Nowa definicja niewypłacalności nie zmieniła jednak tego, że aby ogłosić upadłość podmiotu (nie dotyczy osoby fizycznej nie prowadzącej działalności gospodarczej) to musi istnieć zaległość przynajmniej wobec dwóch wierzycieli. Takie stanowisko już na gruncie nowych przepisów zajął Sąd Rejonowy dla m.st. Warszawy w Warszawie w prawomocnym postanowieniu z dnia 10.06.2016 r. w sprawie o sygn. akt X GU 524/16.
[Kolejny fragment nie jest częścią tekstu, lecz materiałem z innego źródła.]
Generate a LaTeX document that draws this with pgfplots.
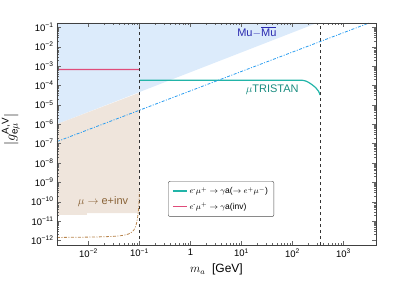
\documentclass[border=0pt]{standalone}
\usepackage{fontspec}
\setmainfont{Liberation Sans}
\usepackage{amsmath}
\usepackage{pgfplots}
\pgfplotsset{compat=1.18}
\definecolor{mufill}{HTML}{DCEBFB}
\definecolor{beigefill}{HTML}{EFE5DC}
\definecolor{mmteal}{HTML}{22B4A8}
\definecolor{mmtealtext}{HTML}{1A8C80}
\definecolor{mmred}{HTML}{E04C7A}
\definecolor{mmblue}{HTML}{2A9DF0}
\definecolor{mmbrown}{HTML}{B8844C}
\definecolor{mmbrowntext}{HTML}{8A6438}
\definecolor{mutext}{HTML}{2A2AB0}
\newcommand{\tp}[1]{10\textsuperscript{#1}}
\pgfplotsset{my legend line/.style={legend image code/.code={\draw[##1] (0pt,0.3pt) -- (14pt,0.3pt);}}}
\begin{document}
\begin{tikzpicture}
\begin{axis}[
  scale only axis, width=319pt, height=222pt,
  xmode=log, ymode=log,
  xmin=0.00241, xmax=4340, ymin=5.75e-13, ymax=0.166,
  xtick={0.01,0.1,1,10,100,1000},
  xticklabels={\tp{−2},\tp{−1},1,\tp{1},\tp{2},\tp{3}},
  ytick={1e-12,1e-11,1e-10,1e-9,1e-8,1e-7,1e-6,1e-5,1e-4,1e-3,1e-2,1e-1},
  yticklabels={\tp{−12},\tp{−11},\tp{−10},\tp{−9},\tp{−8},\tp{−7},\tp{−6},\tp{−5},\tp{−4},\tp{−3},\tp{−2},\tp{−1}},
  tick align=inside,
  axis on top,
  axis line style={black!75},
  tick style={black!60},
  major tick length=4pt, minor tick length=2pt,
  ticklabel style={font=\fontsize{9.5}{10}\selectfont},
  xlabel={$m_a$\ \ [GeV]},
  xlabel style={at={(axis description cs:0.5,-0.11)}, anchor=center, font=\fontsize{12}{13}\selectfont},
  ylabel={$|g^{\text{A,V}}_{\text{e}\mu}|$},
  ylabel style={at={(axis description cs:-0.145,0.52)}, anchor=center, font=\fontsize{14}{15}\selectfont},
  legend style={at={(rel axis cs:0.348,0.288)}, anchor=north west, draw=black!70, rounded corners=2pt,
    font=\fontsize{8.5}{10}\selectfont, inner xsep=4pt, inner ysep=4pt, row sep=3pt},
  legend cell align=left,
  my legend line,
]
% Mu-Mubar region
\addplot[fill=mufill, draw=none, forget plot] coordinates {(0.00241,1e-6) (302,0.166) (0.00241,0.166) (0.00241,1e-6)};
% mu -> e + inv region
\addplot[fill=beigefill, draw=none, forget plot] coordinates {(0.00241,1e-6) (0.1,4.2e-5) (0.1,2.57e-11) (0.0093,2.57e-11) (0.0093,2.04e-11) (0.00241,2.04e-11) (0.00241,1e-6)};
% red line
\addplot[color=mmred, line width=1.3pt, forget plot] coordinates {(0.00245,6.55e-4) (0.03,6.58e-4) (0.1,6.6e-4)};
% teal line
\addplot[color=mmteal, line width=1.2pt] coordinates {
(0.1,1.86e-4) (120,1.86e-4) (140,1.855e-4) (153.5,1.84e-4) (165,1.79e-4) (184,1.66e-4) (200,1.5e-4) (220,1.29e-4) (240,1.1e-4) (263,9.1e-5) (285,7.6e-5) (302,6.3e-5) (320,5.2e-5) (331,4.47e-5) (340,3.8e-5) (346,3.16e-5)};
\addlegendentry{$e^{\text{-}}\mu^+\rightarrow\gamma$a($\rightarrow e^+\mu^-$)}
\addlegendimage{color=mmred, line width=1.3pt}
\addlegendentry{$e^{\text{-}}\mu^+\rightarrow\gamma$a(inv)}
% vertical dashed lines
\addplot[black!80, dashed, forget plot] coordinates {(0.1,5.75e-13) (0.1,0.166)};
\addplot[black!80, dashed, forget plot] coordinates {(346,5.75e-13) (346,0.166)};
% blue dash-dot
\addplot[draw=mmblue, dash pattern=on 3pt off 1.5pt on 1pt off 1.5pt, thick, forget plot] coordinates {(0.00241,1.26e-7) (3160,0.166)};
% brown dash-dot
\addplot[draw=mmbrown, dash pattern=on 3pt off 1.5pt on 1pt off 1.5pt, thick, forget plot] coordinates {
(0.00241,1.41e-12) (0.01,1.47e-12) (0.02,1.53e-12) (0.03,1.6e-12) (0.04,1.7e-12) (0.05,1.85e-12) (0.06,2.1e-12) (0.066,2.35e-12) (0.072,2.8e-12) (0.078,3.5e-12) (0.082,4.5e-12) (0.086,6.5e-12) (0.089,9.5e-12) (0.092,1.6e-11) (0.094,2.5e-11) (0.096,4.5e-11) (0.098,1e-10) (0.0995,3e-10)};
\node[text=mutext, font=\fontsize{11}{12}\selectfont] at (axis cs:20,0.055) {Mu$-\overline{\text{Mu}}$};
\node[text=mmtealtext, font=\fontsize{11}{12}\selectfont] at (axis cs:40,5.8e-5) {$\mu$TRISTAN};
\node[text=mmbrowntext, font=\fontsize{11}{12}\selectfont] at (axis cs:0.0193,9.5e-11) {$\mu\rightarrow$ e+inv};
\end{axis}
\pgfresetboundingbox
\path[use as bounding box] (-57pt,-39pt) rectangle (342pt,245pt);
\end{tikzpicture}
\end{document}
W uzasadnieniu ww. orzeczenia Sąd wskazał: „W myśl art. 1 ust. 1 pkt 1 p.u. ustawa reguluje zasady wspólnego dochodzenia roszczeń wierzycieli od niewypłacalnych dłużników. Z zestawienia art. 11 ust. 1 i 2 w zw. z art. 1 ust. 1 pkt 1 p.u. wynika zatem, iż nieregulowanie zobowiązania wobec jednego wierzyciela nie jest podstawą ogłoszenia upadłości”. W tym zakresie Sąd upadłościowy odwołał się do poglądu Sądu Najwyższego[1] oraz doktryny[2] i dodał, że „powyższe stanowisko pozostaje aktualne również w obecnym stanie prawnym”.
[1] SN w post. z dnia 31.01.2002 r., sygn. akt IV CKN 659/00 oraz SN w orzecz. z dnia 27.05.993 r., III CZP 61/93.
[2] F. Zedler „Prawo upadłościowe i naprawcze. Komentarze Zakamycza”, Zakamycze 2003 str. 23.